Boccia ha lanciato la proposta in un momento che potrebbe rivelarsi piuttosto favorevole. Mentre da un lato (quello europeo) è in arrivo l’obbligo di reportistica, da un altro lato (quello italiano) si stanno moltiplicando gli sforzi per rendere premiante il sistema del rating di legalità. Di fatto, l’authority anticorruzione sta predisponendo modelli di bandi pubblici capaci di valorizzare il suddetto rating: chi ha un giudizio più alto, viene favorito nell’assegnazione.

Il punto è quello di sfruttare il doppio corridoio. Visto che occorrerà recepire la Direttiva, perché non farlo coordinandola col rating di legalità? Quest’ultimo, oggi, comprende anche l’aspetto Csr delle aziende, ma in modo vago e indefinito. Potrebbe, invece, assegnare punti in modo assai più concreto legandosi alla presenza o meno di una reportistica di Csr. In questo modo, si incentiverebbe la reportistica stessa. E si risolverebbe il problema di un rating di legalità troppo poco recettivo dell’etica aziendale.

È auspicabile che questa ipotesi venga esaminata con attenzione nei prossimi mesi, nei quali si dipanerà il percorso dell’adozione italiana della Direttiva. Un percorso che imporrà di risolvere i diversi nodi che imbrigliano la regolamentazione del mondo sostenibile nazionale.

Il convegno, peraltro, ha evidenziato come sia già alta l’attenzione da parte della rete delle Camere di commercio, il che rende prevedibile anche un loro appoggio all’ipotesi di meccanismi incentivanti il reporting sociale. Claudio Gagliardi, segretario generale di Unioncamere, ha spiegato come «la trasparenza introdotta dalla direttiva può rappresentare un di più di competitività per le pmi italiane che vorranno volontariamente aderire alla nuova normativa.
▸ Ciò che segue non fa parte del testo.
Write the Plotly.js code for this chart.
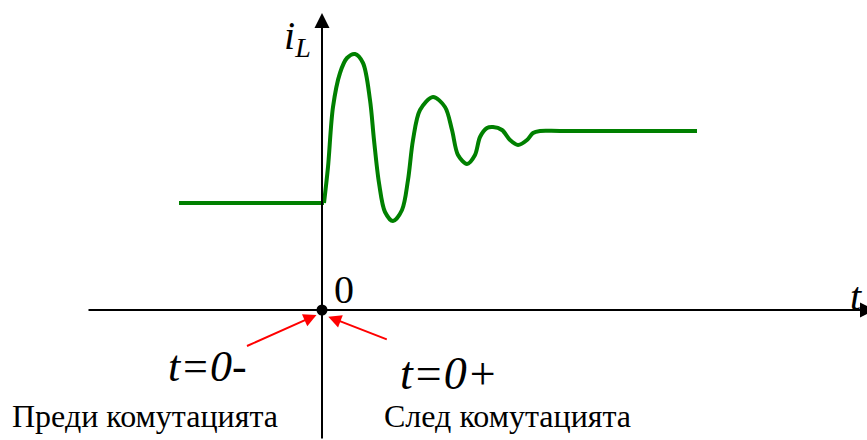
<!DOCTYPE html>
<html>
<head>
<meta charset="utf-8">
<script src="https://cdn.plot.ly/plotly-3.0.1.min.js"></script>
<style>
  html, body { margin: 0; padding: 0; background: #ffffff; }
  #chart { width: 867px; height: 440px; }
</style>
</head>
<body>
<div id="chart"></div>
<script>
// Inductor current i_L(t) before and after switching (schematic units)
const tBefore = [-14.3, 0.2];
const iBefore = [10.7, 10.7];

const tAfter = [0.2, 0.6, 1.1, 1.8, 2.5, 3.3, 4.1, 4.8, 5.2, 5.7, 6.3, 7.1, 8.0, 8.6, 9.1, 9.8, 11.1, 12.3, 13.0, 13.6, 14.5, 15.3, 15.8, 16.5, 17.1, 18.0, 18.8, 19.6, 20.5, 21.1, 21.8, 23.8, 37.5];
const iAfter = [10.7, 14.3, 20.3, 23.7, 25.2, 25.6, 24.7, 21.0, 17.0, 12.7, 9.8, 8.9, 10.0, 13.0, 17.0, 20.0, 21.3, 20.3, 18.0, 15.5, 14.6, 15.5, 17.3, 18.2, 18.3, 18.0, 17.0, 16.5, 17.0, 17.7, 17.9, 17.9, 17.9];

const switchT = [0];
const switchI = [0];

const labels = {
  yName: '<i>i</i><sub><i>L</i></sub>',
  xName: '<i>t</i>',
  origin: '0',
  before: '<i>t=0</i>-',
  after: '<i>t=0+</i>',
  beforeText: 'Преди комутацията',
  afterText: 'След комутацията'
};

const serif = 'Liberation Serif';
const green = '#008000';

const traces = [
  { x: tBefore, y: iBefore, mode: 'lines', line: { color: green, width: 4 }, hoverinfo: 'skip' },
  { x: tAfter, y: iAfter, mode: 'lines', line: { color: green, width: 4, shape: 'spline', smoothing: 0.9 }, hoverinfo: 'skip' },
  { x: switchT, y: switchI, mode: 'markers', marker: { color: '#000000', size: 11 }, hoverinfo: 'skip' }
];

const layout = {
  width: 867,
  height: 440,
  margin: { l: 0, r: 0, t: 0, b: 0 },
  paper_bgcolor: '#ffffff',
  plot_bgcolor: '#ffffff',
  showlegend: false,
  font: { family: serif },
  xaxis: { range: [-32.2, 54.5], visible: false, fixedrange: true },
  yaxis: { range: [-13, 31], visible: false, fixedrange: true },
  annotations: [
    // vertical axis
    { x: 0, y: 29.7, ax: 0, ay: -13, xref: 'x', yref: 'y', axref: 'x', ayref: 'y',
      showarrow: true, arrowhead: 2, arrowwidth: 2, arrowsize: 1.5, arrowcolor: '#000000', text: '' },
    // horizontal axis
    { x: 55.3, y: 0, ax: -23.5, ay: 0, xref: 'x', yref: 'y', axref: 'x', ayref: 'y',
      showarrow: true, arrowhead: 2, arrowwidth: 2, arrowsize: 1.5, arrowcolor: '#000000', text: '' },
    // red pointers
    { x: -0.55, y: -0.5, ax: -7.65, ay: -3.67, xref: 'x', yref: 'y', axref: 'x', ayref: 'y',
      showarrow: true, arrowhead: 2, arrowwidth: 2, arrowsize: 1.3, arrowcolor: '#ff0000', text: '' },
    { x: 0.63, y: -0.67, ax: 6.63, ay: -3.0, xref: 'x', yref: 'y', axref: 'x', ayref: 'y',
      showarrow: true, arrowhead: 2, arrowwidth: 2, arrowsize: 1.3, arrowcolor: '#ff0000', text: '' },
    // texts
    { x: -2.5, y: 27.2, xref: 'x', yref: 'y', showarrow: false, text: labels.yName,
      font: { family: serif, size: 40, color: '#000000' } },
    { x: 53.4, y: 1.4, xref: 'x', yref: 'y', showarrow: false, text: labels.xName,
      font: { family: serif, size: 40, color: '#000000' } },
    { x: 2.15, y: 2.1, xref: 'x', yref: 'y', showarrow: false, text: labels.origin,
      font: { family: serif, size: 40, color: '#000000' } },
    { x: -11.5, y: -5.6, xref: 'x', yref: 'y', showarrow: false, text: labels.before,
      font: { family: serif, size: 44, color: '#000000' } },
    { x: 12.7, y: -6.3, xref: 'x', yref: 'y', showarrow: false, text: labels.after,
      font: { family: serif, size: 46, color: '#000000' } },
    { x: -17.75, y: -10.6, xref: 'x', yref: 'y', showarrow: false, text: labels.beforeText,
      font: { family: serif, size: 32, color: '#000000' } },
    { x: 18.55, y: -10.6, xref: 'x', yref: 'y', showarrow: false, text: labels.afterText,
      font: { family: serif, size: 32, color: '#000000' } }
  ]
};

Plotly.newPlot('chart', traces, layout, { staticPlot: true, displayModeBar: false });
</script>
</body>
</html>
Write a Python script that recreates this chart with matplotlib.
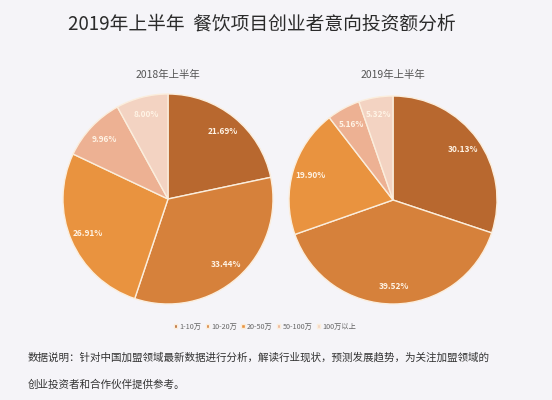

Secondo le ricerche – ha aggiunto Gagliardi – le imprese “coesive”, cioè che hanno comportamenti responsabili verso la comunità, sono sistematicamente più competitive delle altre ed accrescono fatturato ed esportazioni in maniera più consistente».

«L’approccio giusto alla responsabilità sociale delle imprese – ha detto il sottosegretario al ministero del Lavoro e politiche sociali Luigi Bobba nel suo intervento – è quello legato alla convinzione che ‘non si fa per buon cuore, ma perché c’è convenienza’». Sulla responsabilità sociale d’impresa il Governo si sta muovendo in due direzioni, c’è in Parlamento la legge comunitaria sulla quale si potrebbe ragionare, una direttiva relativa agli appalti che dedica una parte alle clausole sociali, mentre l’altra direzione riguarda la riforma del Terzo settore. «Nella delega – ha aggiunto Bobba – c’è un articolo che tende a riformare la legge 55 sulle Imprese sociali del 2006 e lì si potrebbe lavorare per una nuova generazione di imprese volte alla innovazione sociale».